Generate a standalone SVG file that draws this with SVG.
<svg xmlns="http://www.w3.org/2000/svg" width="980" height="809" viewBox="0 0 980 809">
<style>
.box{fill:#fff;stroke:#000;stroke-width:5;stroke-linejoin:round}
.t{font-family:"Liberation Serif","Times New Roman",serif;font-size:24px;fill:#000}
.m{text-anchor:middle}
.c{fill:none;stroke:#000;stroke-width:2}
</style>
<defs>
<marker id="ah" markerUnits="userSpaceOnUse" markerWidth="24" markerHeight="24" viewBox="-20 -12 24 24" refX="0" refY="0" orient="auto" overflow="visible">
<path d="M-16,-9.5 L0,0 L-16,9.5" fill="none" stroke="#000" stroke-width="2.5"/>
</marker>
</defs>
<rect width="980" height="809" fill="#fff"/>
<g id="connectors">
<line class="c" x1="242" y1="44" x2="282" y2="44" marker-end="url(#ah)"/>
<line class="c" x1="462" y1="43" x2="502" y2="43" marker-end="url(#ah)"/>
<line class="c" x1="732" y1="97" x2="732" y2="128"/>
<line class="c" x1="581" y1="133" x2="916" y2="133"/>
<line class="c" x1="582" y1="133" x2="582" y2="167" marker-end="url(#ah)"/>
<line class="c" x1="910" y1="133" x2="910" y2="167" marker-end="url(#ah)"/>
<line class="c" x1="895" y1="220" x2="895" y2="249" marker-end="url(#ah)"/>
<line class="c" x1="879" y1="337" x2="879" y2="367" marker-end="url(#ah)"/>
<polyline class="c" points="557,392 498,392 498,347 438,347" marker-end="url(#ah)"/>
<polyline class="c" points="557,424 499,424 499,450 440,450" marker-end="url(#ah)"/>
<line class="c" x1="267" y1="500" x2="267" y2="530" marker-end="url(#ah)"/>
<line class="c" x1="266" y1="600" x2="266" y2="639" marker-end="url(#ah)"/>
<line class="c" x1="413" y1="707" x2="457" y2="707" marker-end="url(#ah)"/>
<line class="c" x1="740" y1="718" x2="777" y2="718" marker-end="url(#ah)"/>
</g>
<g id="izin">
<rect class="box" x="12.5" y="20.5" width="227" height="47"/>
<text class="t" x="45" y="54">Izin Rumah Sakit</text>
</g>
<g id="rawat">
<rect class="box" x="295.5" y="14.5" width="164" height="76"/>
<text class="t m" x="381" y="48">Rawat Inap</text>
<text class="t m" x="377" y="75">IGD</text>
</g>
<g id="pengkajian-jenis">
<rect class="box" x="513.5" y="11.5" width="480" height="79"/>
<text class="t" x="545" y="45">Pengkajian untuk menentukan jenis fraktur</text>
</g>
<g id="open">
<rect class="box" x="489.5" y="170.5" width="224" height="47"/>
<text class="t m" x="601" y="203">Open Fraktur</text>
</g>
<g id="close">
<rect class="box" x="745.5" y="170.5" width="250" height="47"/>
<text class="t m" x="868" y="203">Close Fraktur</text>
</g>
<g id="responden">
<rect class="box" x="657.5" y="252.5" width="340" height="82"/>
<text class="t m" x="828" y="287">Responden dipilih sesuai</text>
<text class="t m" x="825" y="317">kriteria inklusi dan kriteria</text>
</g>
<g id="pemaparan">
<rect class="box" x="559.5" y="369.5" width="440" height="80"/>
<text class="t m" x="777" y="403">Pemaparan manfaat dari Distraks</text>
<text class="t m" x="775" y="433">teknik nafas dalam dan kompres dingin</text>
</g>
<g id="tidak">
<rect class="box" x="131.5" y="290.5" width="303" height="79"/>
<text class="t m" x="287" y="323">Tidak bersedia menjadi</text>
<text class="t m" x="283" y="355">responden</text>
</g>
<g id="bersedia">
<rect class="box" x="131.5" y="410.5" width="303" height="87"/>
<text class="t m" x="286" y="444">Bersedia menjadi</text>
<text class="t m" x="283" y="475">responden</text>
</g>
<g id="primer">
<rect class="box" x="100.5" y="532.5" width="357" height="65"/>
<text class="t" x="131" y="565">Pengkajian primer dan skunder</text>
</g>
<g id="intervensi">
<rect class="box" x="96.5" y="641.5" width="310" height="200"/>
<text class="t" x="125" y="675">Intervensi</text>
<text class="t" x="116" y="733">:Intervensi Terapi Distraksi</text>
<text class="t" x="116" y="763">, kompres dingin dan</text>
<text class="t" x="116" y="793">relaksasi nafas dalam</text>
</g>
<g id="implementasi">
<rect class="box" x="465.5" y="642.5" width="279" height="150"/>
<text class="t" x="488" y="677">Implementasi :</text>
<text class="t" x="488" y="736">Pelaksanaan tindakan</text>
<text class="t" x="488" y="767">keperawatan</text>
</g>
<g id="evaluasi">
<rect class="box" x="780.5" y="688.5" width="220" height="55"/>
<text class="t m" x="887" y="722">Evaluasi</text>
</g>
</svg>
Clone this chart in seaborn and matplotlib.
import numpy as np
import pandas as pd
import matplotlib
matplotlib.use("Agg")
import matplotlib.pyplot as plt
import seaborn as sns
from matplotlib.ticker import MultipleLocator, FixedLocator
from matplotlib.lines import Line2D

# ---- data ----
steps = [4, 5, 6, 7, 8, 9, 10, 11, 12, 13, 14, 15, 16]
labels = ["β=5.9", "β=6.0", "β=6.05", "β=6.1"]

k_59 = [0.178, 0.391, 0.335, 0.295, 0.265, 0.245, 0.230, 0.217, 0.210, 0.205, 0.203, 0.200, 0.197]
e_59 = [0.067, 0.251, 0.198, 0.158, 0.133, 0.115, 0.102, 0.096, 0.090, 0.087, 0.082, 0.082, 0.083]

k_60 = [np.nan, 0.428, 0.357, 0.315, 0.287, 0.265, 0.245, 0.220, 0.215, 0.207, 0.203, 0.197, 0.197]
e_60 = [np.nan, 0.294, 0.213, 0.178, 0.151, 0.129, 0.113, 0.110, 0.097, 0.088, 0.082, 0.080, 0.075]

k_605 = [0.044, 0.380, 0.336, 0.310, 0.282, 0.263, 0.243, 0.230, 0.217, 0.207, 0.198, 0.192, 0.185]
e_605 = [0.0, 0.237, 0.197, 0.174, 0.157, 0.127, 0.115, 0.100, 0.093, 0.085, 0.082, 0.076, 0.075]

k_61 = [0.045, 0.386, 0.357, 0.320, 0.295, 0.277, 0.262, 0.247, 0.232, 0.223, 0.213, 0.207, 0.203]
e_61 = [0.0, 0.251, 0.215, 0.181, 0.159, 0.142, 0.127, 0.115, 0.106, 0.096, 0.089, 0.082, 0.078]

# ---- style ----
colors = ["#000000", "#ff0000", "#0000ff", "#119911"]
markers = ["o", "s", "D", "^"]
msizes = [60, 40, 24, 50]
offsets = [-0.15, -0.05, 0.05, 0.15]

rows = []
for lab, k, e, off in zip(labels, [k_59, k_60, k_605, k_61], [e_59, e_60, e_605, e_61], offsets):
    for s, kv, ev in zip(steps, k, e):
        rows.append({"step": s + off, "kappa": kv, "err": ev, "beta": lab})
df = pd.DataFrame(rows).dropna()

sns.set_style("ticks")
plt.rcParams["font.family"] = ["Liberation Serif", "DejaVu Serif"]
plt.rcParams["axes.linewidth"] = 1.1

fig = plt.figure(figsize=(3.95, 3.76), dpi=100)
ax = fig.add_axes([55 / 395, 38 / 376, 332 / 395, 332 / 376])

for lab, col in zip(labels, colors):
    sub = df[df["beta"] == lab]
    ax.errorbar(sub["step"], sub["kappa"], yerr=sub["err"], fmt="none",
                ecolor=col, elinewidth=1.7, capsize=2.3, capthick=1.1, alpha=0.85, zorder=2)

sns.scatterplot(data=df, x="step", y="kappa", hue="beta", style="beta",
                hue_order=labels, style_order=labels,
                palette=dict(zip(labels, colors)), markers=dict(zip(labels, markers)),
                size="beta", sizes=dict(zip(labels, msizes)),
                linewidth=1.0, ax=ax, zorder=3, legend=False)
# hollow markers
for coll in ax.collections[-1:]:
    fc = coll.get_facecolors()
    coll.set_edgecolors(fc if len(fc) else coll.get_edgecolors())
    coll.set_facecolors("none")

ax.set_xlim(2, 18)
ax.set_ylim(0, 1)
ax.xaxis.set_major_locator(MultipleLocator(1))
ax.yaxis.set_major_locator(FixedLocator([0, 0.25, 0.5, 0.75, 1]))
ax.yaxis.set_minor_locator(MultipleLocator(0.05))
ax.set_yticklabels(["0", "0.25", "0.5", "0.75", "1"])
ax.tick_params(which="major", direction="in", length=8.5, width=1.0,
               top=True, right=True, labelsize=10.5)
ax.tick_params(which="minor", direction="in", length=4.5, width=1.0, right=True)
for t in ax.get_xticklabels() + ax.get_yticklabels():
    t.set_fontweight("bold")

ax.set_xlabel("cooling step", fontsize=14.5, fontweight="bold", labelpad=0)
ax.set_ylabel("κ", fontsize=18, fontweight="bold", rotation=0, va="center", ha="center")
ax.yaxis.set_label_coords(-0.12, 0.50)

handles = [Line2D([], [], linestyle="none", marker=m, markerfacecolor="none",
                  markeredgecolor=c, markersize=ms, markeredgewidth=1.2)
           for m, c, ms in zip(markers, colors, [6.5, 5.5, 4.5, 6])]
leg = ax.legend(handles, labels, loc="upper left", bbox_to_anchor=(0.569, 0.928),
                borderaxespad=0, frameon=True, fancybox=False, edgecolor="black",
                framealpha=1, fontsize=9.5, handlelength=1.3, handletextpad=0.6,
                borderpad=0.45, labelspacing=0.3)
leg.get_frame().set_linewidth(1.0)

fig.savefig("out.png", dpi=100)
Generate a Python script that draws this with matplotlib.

### Written problem
From the entries above, copy every line where the word "this" shows up.

### Result
Generate a standalone SVG file that draws this with SVG.
Clone this chart in seaborn and matplotlib.
Generate a Python script that draws this with matplotlib.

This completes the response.